[START OF SOURCE DATA]
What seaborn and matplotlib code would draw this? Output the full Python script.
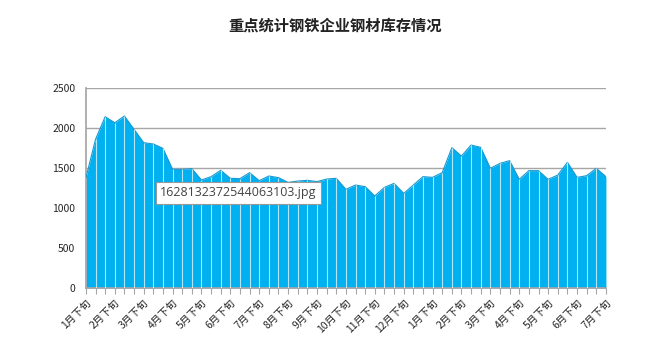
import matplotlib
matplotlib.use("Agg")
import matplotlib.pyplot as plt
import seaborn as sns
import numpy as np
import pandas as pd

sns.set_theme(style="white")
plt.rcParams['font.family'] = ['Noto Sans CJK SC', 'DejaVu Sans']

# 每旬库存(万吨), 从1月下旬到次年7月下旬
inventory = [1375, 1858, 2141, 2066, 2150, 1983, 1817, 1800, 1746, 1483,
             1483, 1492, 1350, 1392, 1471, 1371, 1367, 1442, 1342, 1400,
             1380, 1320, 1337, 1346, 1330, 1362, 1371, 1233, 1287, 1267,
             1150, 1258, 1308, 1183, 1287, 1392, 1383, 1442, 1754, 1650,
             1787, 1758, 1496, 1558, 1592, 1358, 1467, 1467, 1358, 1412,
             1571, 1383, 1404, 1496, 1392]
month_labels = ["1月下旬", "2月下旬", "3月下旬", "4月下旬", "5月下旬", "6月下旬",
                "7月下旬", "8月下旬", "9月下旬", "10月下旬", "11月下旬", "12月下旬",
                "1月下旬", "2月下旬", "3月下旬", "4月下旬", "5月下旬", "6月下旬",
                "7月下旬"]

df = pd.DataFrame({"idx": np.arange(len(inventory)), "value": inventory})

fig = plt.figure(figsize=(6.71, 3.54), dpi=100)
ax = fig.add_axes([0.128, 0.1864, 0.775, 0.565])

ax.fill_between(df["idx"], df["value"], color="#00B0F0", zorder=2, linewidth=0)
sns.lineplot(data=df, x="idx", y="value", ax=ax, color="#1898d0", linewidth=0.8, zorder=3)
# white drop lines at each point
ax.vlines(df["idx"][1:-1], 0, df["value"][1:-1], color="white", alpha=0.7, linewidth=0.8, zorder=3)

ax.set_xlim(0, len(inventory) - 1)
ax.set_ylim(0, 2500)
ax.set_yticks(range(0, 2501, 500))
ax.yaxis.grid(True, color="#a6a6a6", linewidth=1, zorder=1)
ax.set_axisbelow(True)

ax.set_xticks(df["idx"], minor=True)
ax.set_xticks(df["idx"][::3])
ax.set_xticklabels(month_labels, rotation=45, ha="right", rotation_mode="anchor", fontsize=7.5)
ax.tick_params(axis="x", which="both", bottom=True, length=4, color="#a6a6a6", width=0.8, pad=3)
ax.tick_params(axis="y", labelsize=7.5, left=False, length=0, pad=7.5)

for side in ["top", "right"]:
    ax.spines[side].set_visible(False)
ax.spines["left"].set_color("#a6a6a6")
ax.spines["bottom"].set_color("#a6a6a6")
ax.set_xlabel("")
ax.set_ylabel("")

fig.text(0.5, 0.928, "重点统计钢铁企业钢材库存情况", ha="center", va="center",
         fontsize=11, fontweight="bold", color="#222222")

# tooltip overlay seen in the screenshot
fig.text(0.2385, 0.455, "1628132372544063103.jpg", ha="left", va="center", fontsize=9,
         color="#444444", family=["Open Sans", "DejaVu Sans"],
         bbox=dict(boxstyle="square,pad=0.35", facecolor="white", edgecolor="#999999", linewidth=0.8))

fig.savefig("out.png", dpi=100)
[END OF SOURCE DATA]
**BRIEF**
From the first line of the listing above, repeat every line through the one holding "import pandas as pd". Both ends count, and pictures stay out.

**RESPONSE**
What seaborn and matplotlib code would draw this? Output the full Python script.
import matplotlib
matplotlib.use("Agg")
import matplotlib.pyplot as plt
import seaborn as sns
import numpy as np
import pandas as pd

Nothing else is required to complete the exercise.